___ DATA LINES
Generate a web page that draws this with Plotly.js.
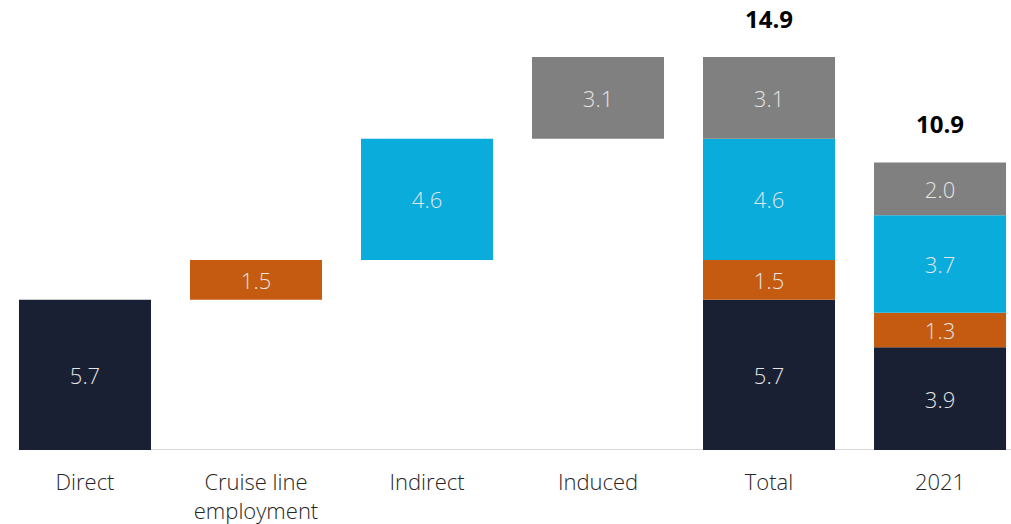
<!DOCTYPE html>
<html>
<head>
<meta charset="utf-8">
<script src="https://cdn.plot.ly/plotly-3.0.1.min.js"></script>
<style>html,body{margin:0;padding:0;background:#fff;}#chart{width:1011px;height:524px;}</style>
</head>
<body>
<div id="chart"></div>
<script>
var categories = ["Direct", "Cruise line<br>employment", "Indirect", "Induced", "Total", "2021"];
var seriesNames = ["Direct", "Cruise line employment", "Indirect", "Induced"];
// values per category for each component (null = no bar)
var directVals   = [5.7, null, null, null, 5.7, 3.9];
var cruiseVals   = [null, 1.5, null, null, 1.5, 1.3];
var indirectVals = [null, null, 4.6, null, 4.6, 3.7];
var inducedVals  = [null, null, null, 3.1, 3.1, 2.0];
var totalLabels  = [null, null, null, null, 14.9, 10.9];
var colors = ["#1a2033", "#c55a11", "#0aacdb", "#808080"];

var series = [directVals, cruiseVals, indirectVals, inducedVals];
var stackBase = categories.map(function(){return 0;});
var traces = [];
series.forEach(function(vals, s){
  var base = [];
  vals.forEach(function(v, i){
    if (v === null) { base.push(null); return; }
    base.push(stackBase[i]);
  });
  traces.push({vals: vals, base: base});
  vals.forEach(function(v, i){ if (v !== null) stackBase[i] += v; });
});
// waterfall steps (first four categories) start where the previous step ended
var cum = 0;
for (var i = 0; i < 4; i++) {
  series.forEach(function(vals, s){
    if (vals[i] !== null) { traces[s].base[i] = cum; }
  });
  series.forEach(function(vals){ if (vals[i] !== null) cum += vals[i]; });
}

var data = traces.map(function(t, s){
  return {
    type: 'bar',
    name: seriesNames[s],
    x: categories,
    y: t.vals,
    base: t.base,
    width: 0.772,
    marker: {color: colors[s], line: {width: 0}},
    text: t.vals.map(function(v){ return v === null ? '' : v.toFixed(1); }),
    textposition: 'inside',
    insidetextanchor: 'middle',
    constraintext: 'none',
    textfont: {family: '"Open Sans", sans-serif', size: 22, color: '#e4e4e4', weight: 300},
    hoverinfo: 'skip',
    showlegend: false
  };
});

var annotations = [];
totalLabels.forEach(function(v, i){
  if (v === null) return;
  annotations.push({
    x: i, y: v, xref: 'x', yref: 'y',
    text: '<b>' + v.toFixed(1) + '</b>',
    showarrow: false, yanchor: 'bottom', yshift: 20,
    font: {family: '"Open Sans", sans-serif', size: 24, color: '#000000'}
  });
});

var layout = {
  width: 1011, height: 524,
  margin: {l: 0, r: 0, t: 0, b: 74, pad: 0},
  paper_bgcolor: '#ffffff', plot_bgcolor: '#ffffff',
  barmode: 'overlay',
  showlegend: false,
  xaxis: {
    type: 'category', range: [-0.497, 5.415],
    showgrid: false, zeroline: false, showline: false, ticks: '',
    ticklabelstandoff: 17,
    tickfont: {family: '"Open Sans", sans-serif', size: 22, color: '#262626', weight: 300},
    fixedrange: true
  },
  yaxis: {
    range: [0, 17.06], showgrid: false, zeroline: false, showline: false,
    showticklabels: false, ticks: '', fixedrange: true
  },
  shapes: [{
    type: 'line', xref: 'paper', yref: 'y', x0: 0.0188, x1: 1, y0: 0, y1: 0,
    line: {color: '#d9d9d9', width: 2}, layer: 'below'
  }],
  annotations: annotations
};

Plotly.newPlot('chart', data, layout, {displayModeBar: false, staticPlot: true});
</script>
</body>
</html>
______
_GOAL OF THE EXERCISE_:
Your task is an exact transcription of all the data, minus the pictures.

_FINISHED EXERCISE_:
Generate a web page that draws this with Plotly.js.
<!DOCTYPE html>
<html>
<head>
<meta charset="utf-8">
<script src="https://cdn.plot.ly/plotly-3.0.1.min.js"></script>
<style>html,body{margin:0;padding:0;background:#fff;}#chart{width:1011px;height:524px;}</style>
</head>
<body>
<div id="chart"></div>
<script>
var categories = ["Direct", "Cruise line<br>employment", "Indirect", "Induced", "Total", "2021"];
var seriesNames = ["Direct", "Cruise line employment", "Indirect", "Induced"];
// values per category for each component (null = no bar)
var directVals   = [5.7, null, null, null, 5.7, 3.9];
var cruiseVals   = [null, 1.5, null, null, 1.5, 1.3];
var indirectVals = [null, null, 4.6, null, 4.6, 3.7];
var inducedVals  = [null, null, null, 3.1, 3.1, 2.0];
var totalLabels  = [null, null, null, null, 14.9, 10.9];
var colors = ["#1a2033", "#c55a11", "#0aacdb", "#808080"];

var series = [directVals, cruiseVals, indirectVals, inducedVals];
var stackBase = categories.map(function(){return 0;});
var traces = [];
series.forEach(function(vals, s){
  var base = [];
  vals.forEach(function(v, i){
    if (v === null) { base.push(null); return; }
    base.push(stackBase[i]);
  });
  traces.push({vals: vals, base: base});
  vals.forEach(function(v, i){ if (v !== null) stackBase[i] += v; });
});
// waterfall steps (first four categories) start where the previous step ended
var cum = 0;
for (var i = 0; i < 4; i++) {
  series.forEach(function(vals, s){
    if (vals[i] !== null) { traces[s].base[i] = cum; }
  });
  series.forEach(function(vals){ if (vals[i] !== null) cum += vals[i]; });
}

var data = traces.map(function(t, s){
  return {
    type: 'bar',
    name: seriesNames[s],
    x: categories,
    y: t.vals,
    base: t.base,
    width: 0.772,
    marker: {color: colors[s], line: {width: 0}},
    text: t.vals.map(function(v){ return v === null ? '' : v.toFixed(1); }),
    textposition: 'inside',
    insidetextanchor: 'middle',
    constraintext: 'none',
    textfont: {family: '"Open Sans", sans-serif', size: 22, color: '#e4e4e4', weight: 300},
    hoverinfo: 'skip',
    showlegend: false
  };
});

var annotations = [];
totalLabels.forEach(function(v, i){
  if (v === null) return;
  annotations.push({
    x: i, y: v, xref: 'x', yref: 'y',
    text: '<b>' + v.toFixed(1) + '</b>',
    showarrow: false, yanchor: 'bottom', yshift: 20,
    font: {family: '"Open Sans", sans-serif', size: 24, color: '#000000'}
  });
});

var layout = {
  width: 1011, height: 524,
  margin: {l: 0, r: 0, t: 0, b: 74, pad: 0},
  paper_bgcolor: '#ffffff', plot_bgcolor: '#ffffff',
  barmode: 'overlay',
  showlegend: false,
  xaxis: {
    type: 'category', range: [-0.497, 5.415],
    showgrid: false, zeroline: false, showline: false, ticks: '',
    ticklabelstandoff: 17,
    tickfont: {family: '"Open Sans", sans-serif', size: 22, color: '#262626', weight: 300},
    fixedrange: true
  },
  yaxis: {
    range: [0, 17.06], showgrid: false, zeroline: false, showline: false,
    showticklabels: false, ticks: '', fixedrange: true
  },
  shapes: [{
    type: 'line', xref: 'paper', yref: 'y', x0: 0.0188, x1: 1, y0: 0, y1: 0,
    line: {color: '#d9d9d9', width: 2}, layer: 'below'
  }],
  annotations: annotations
};

Plotly.newPlot('chart', data, layout, {displayModeBar: false, staticPlot: true});
</script>
</body>
</html>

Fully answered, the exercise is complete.